В ваших произведениях много иронии и сатиры, иногда вы изображаете известных исландцев, как, например, в серии портретов исландских писателей и поэтов. Как реагируют на свои изображения ваши современники? Например, какая реакция была у премьер-министра Исландии Давида Оддссона, которого вы наделили чертами своего неоднозначного персонажа Грима — человекоподобного существа, похожего и на Дракулу, и на Пиноккио? Или реакция мэра Рейкьявика Йона Гнарра на групповой портрет «Семья Гнарр»? Вы упоминали как-то, что Йон Гнарр согласился предоставить вам доступ к семейному фотоархиву, то есть он, видимо, знал о вашей задумке. Ему понравился результат?
Я думаю, Гнарру понравилось. По крайней мере, он хотел купить картину, но было уже слишком поздно. Она была написана из уважения к нему. Иначе дело обстояло с Оддссоном. Будучи мэром Рейкьявика и премьер-министром Исландии (он также пытался баллотироваться на пост президента, но потерпел неудачу), Оддссон был альфой и омегой политической власти в Исландии более 20 лет и в конце концов начал злоупотреблять ею. Он известен своей абсолютной нетерпимостью, когда дело касается его собственной персоны, и я никогда не слышал о желании господина Оддссона купить мою работу с его изображением. Знаете, играть с политической властью и высмеивать ее — это весело. Как у художника, у тебя тоже есть своя власть, и она может длиться десятки тысяч лет, тогда как власть политика у нас ограничена четырьмя годами.
Есть другие города и места, помимо Исландии, которые вас, как художника, вдохновляют?

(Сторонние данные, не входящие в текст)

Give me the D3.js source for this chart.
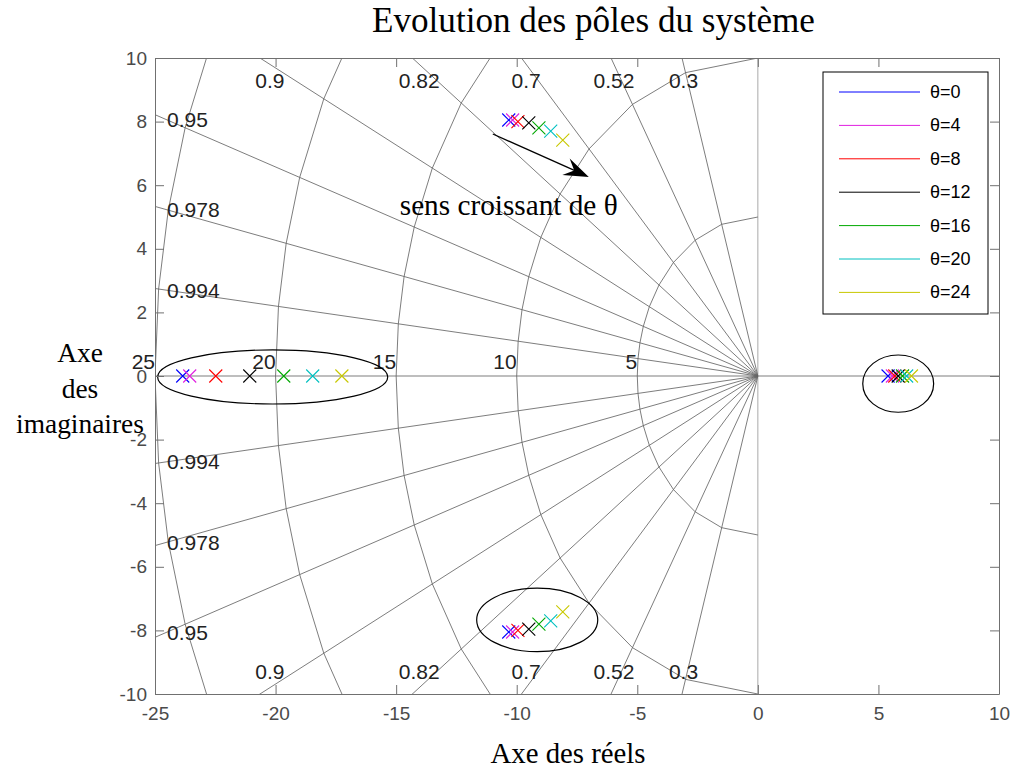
<!DOCTYPE html>
<html>
<head>
<meta charset="utf-8">
<script src="https://cdn.jsdelivr.net/npm/d3@7"></script>
<style>
    body { margin: 0; background: #fff; }
</style>
</head>
<body>
<svg id="chart" width="1016" height="771"></svg>
<script>

// theta values and colours of the seven pole sets
var thetas = [0, 4, 8, 12, 16, 20, 24];
var colors = ['#0000ff', '#e020e0', '#ff0000', '#000000', '#00a800', '#00c0c0', '#c8c800'];

// poles
var realNeg = [-23.85, -23.56, -22.48, -21.07, -19.66, -18.46, -17.25];
var complexRe = [-10.33, -10.17, -9.95, -9.50, -9.08, -8.59, -8.09];
var complexIm = [8.05, 8.05, 8.00, 7.96, 7.80, 7.70, 7.42];
var realPos = [5.40, 5.58, 5.68, 5.82, 6.00, 6.17, 6.37];

// s-plane grid
var zetas = [0.3, 0.52, 0.7, 0.82, 0.9, 0.95, 0.978, 0.994];
var wns = [5, 10, 15, 20, 25];

// ticks
var xTicks = [-25, -20, -15, -10, -5, 0, 5, 10];
var yTicks = [-10, -8, -6, -4, -2, 0, 2, 4, 6, 8, 10];

// hand-drawn ellipses round the pole groups: [cx, cy, rx, ry]
var ellipses = [[-20.12, -0.03, 4.77, 0.85], [-9.15, -7.67, 2.51, 1.0], [5.82, -0.24, 1.47, 0.9]];
var arrowFrom = [-10.99, 7.61];
var arrowTo = [-7.01, 6.26];

var pLeft = 155, pRight = 999, pTop = 58, pBottom = 694;
var serif = '"URW Palladio L", "Palatino Linotype", Palatino, "Liberation Serif", serif';
var sans = '"Liberation Sans", Arial, sans-serif';

var svg = d3.select('#chart');

var x = d3.scaleLinear().domain([-25, 10]).range([pLeft, pRight]);
var y = d3.scaleLinear().domain([-10, 10]).range([pBottom, pTop]);

svg.append('defs').append('clipPath').attr('id', 'clip')
    .append('rect')
    .attr('x', pLeft).attr('y', pTop)
    .attr('width', pRight - pLeft).attr('height', pBottom - pTop);

var grid = svg.append('g').attr('clip-path', 'url(#clip)')
    .attr('stroke', '#666').attr('stroke-width', 0.85).attr('fill', 'none');

// zero lines
grid.append('line').attr('x1', pLeft).attr('x2', pRight).attr('y1', y(0)).attr('y2', y(0));
grid.append('line').attr('x1', x(0)).attr('x2', x(0)).attr('y1', pTop).attr('y2', pBottom)
    .attr('stroke', '#999');

// damping rays
zetas.forEach(function (z) {
    var s = Math.sqrt(1 - z * z);
    [1, -1].forEach(function (sign) {
        grid.append('line')
            .attr('x1', x(0)).attr('y1', y(0))
            .attr('x2', x(-40 * z)).attr('y2', y(sign * 40 * s));
    });
});

// natural frequency arcs (straight between the rays, like the original)
var arcLine = d3.line()
    .x(function (d) { return x(d[0]); })
    .y(function (d) { return y(d[1]); });

wns.forEach(function (r) {
    var pts = [[0, r]];
    zetas.forEach(function (z) { pts.push([-r * z, r * Math.sqrt(1 - z * z)]); });
    pts.push([-r, 0]);
    zetas.slice().reverse().forEach(function (z) { pts.push([-r * z, -r * Math.sqrt(1 - z * z)]); });
    pts.push([0, -r]);
    grid.append('path').attr('d', arcLine(pts));
});

// grid labels
var labels = svg.append('g').attr('font-family', sans).attr('font-size', 21).attr('fill', '#222');

zetas.forEach(function (z) {
    var t = Math.sqrt(1 - z * z) / z;
    [1, -1].forEach(function (sign) {
        if (24.5 * t > 10) {
            labels.append('text')
                .attr('x', x(-9.8 / t))
                .attr('y', y(sign * 9.28))
                .attr('text-anchor', 'middle')
                .attr('dominant-baseline', 'central')
                .text(z);
        } else {
            labels.append('text')
                .attr('x', x(-24.5))
                .attr('y', y(sign * 24.5 * t))
                .attr('dominant-baseline', 'central')
                .text(z);
        }
    });
});

wns.forEach(function (r) {
    labels.append('text')
        .attr('x', x(-r))
        .attr('y', y(0.22))
        .attr('text-anchor', 'end')
        .text(r);
});

// poles
var cross = function (px, py) {
    var h = 6.5;
    return 'M' + (px - h) + ',' + (py - h) + 'L' + (px + h) + ',' + (py + h) +
        'M' + (px - h) + ',' + (py + h) + 'L' + (px + h) + ',' + (py - h);
};

thetas.forEach(function (th, i) {
    var poles = [[realNeg[i], 0], [complexRe[i], complexIm[i]], [complexRe[i], -complexIm[i]], [realPos[i], 0]];
    svg.append('g')
        .selectAll('path')
        .data(poles)
        .enter()
        .append('path')
        .attr('d', function (d) { return cross(x(d[0]), y(d[1])); })
        .attr('stroke', colors[i])
        .attr('stroke-width', 1.1)
        .attr('fill', 'none');
});

// ellipses
svg.append('g').selectAll('ellipse')
    .data(ellipses)
    .enter()
    .append('ellipse')
    .attr('cx', function (d) { return x(d[0]); })
    .attr('cy', function (d) { return y(d[1]); })
    .attr('rx', function (d) { return x(d[2]) - x(0); })
    .attr('ry', function (d) { return y(0) - y(d[3]); })
    .attr('fill', 'none')
    .attr('stroke', '#000')
    .attr('stroke-width', 1.2);

// arrow
var ax1 = x(arrowFrom[0]), ay1 = y(arrowFrom[1]), ax2 = x(arrowTo[0]), ay2 = y(arrowTo[1]);
var len = Math.sqrt((ax2 - ax1) * (ax2 - ax1) + (ay2 - ay1) * (ay2 - ay1));
var ux = (ax2 - ax1) / len, uy = (ay2 - ay1) / len;
var nx = -uy, ny = ux;
svg.append('line')
    .attr('x1', ax1).attr('y1', ay1)
    .attr('x2', ax2 - 14 * ux).attr('y2', ay2 - 14 * uy)
    .attr('stroke', '#000').attr('stroke-width', 1.3);
svg.append('path')
    .attr('d', 'M' + ax2 + ',' + ay2 +
        'L' + (ax2 - 25 * ux + 9 * nx) + ',' + (ay2 - 25 * uy + 9 * ny) +
        'L' + (ax2 - 16 * ux) + ',' + (ay2 - 16 * uy) +
        'L' + (ax2 - 25 * ux - 9 * nx) + ',' + (ay2 - 25 * uy - 9 * ny) + 'Z')
    .attr('fill', '#000');

function fit(t, w) {
    var l = t.node().getComputedTextLength();
    t.attr('font-size', parseFloat(t.attr('font-size')) * w / l);
}

fit(svg.append('text')
    .attr('x', x(-14.85)).attr('y', y(5.06))
    .attr('font-family', serif).attr('font-size', 22)
    .text('sens croissant de θ'), 218);

// axes, ticks inside on all four sides
var axisStyle = function (g) {
    g.select('.domain').attr('stroke', '#707070');
    g.selectAll('.tick line').attr('stroke', '#707070');
    g.selectAll('.tick text').attr('fill', '#4a4a4a').attr('font-family', sans).attr('font-size', 19);
};
var plain = function (d) { return String(d); };

svg.append('g').attr('transform', 'translate(0,' + pBottom + ')')
    .call(d3.axisBottom(x).tickValues(xTicks).tickFormat(plain).tickSizeInner(-9).tickSizeOuter(0).tickPadding(13))
    .call(axisStyle);
svg.append('g').attr('transform', 'translate(0,' + pTop + ')')
    .call(d3.axisTop(x).tickValues(xTicks).tickSizeInner(-9).tickSizeOuter(0).tickFormat(''))
    .call(axisStyle);
svg.append('g').attr('transform', 'translate(' + pLeft + ',0)')
    .call(d3.axisLeft(y).tickValues(yTicks).tickFormat(plain).tickSizeInner(-9).tickSizeOuter(0).tickPadding(8))
    .call(axisStyle);
svg.append('g').attr('transform', 'translate(' + pRight + ',0)')
    .call(d3.axisRight(y).tickValues(yTicks).tickSizeInner(-9).tickSizeOuter(0).tickFormat(''))
    .call(axisStyle);

// legend
var legend = svg.append('g').attr('transform', 'translate(' + (pRight - 176) + ',' + (pTop + 14) + ')');
legend.append('rect')
    .attr('width', 165).attr('height', 242)
    .attr('fill', '#fff').attr('stroke', '#000').attr('stroke-width', 1);

var rows = legend.selectAll('g.row')
    .data(thetas)
    .enter()
    .append('g')
    .attr('class', 'row')
    .attr('transform', function (d, i) { return 'translate(0,' + (20 + i * 33.4) + ')'; });

rows.append('line')
    .attr('x1', 16).attr('x2', 97)
    .attr('stroke', function (d, i) { return colors[i]; })
    .attr('stroke-width', 1);

rows.append('text')
    .attr('x', 107)
    .attr('dominant-baseline', 'central')
    .attr('font-family', sans).attr('font-size', 18).attr('fill', '#000')
    .text(function (d) { return 'θ=' + d; });

// titles
fit(svg.append('text')
    .attr('x', 593.5).attr('y', 32)
    .attr('text-anchor', 'middle')
    .attr('font-family', serif).attr('font-size', 32)
    .text('Evolution des pôles du système'), 443);

fit(svg.append('text')
    .attr('x', 568).attr('y', 763)
    .attr('text-anchor', 'middle')
    .attr('font-family', serif).attr('font-size', 23)
    .text('Axe des réels'), 155);

var ylab = svg.append('text')
    .attr('text-anchor', 'middle')
    .attr('font-family', serif).attr('font-size', 23);
['Axe', 'des', 'imaginaires'].forEach(function (s, i) {
    ylab.append('tspan').attr('x', 80).attr('y', 362 + i * 35.5).text(s);
});
// size the three lines so "imaginaires" is as wide as in the original
var longest = ylab.selectAll('tspan').nodes()[2].getComputedTextLength();
ylab.attr('font-size', 23 * 128 / longest);

</script>
</body>
</html>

Я жил в Нью-Йорке в 1986–1989 годах, и этот город навсегда занял особое место в моем сердце. В тот момент, когда я выхожу из самолета в аэропорту Джона Кеннеди, я начинаю танцевать. Но дело в том, что, когда вы пытаетесь копнуть глубже в себя, вы всегда обнаруживаете что-то вроде родной страны или какую-то ее версию. Если вы посмотрите на мои поздние работы, то увидите вдалеке тот холодный и пустой горизонт, с которым мы живем здесь, в Исландии.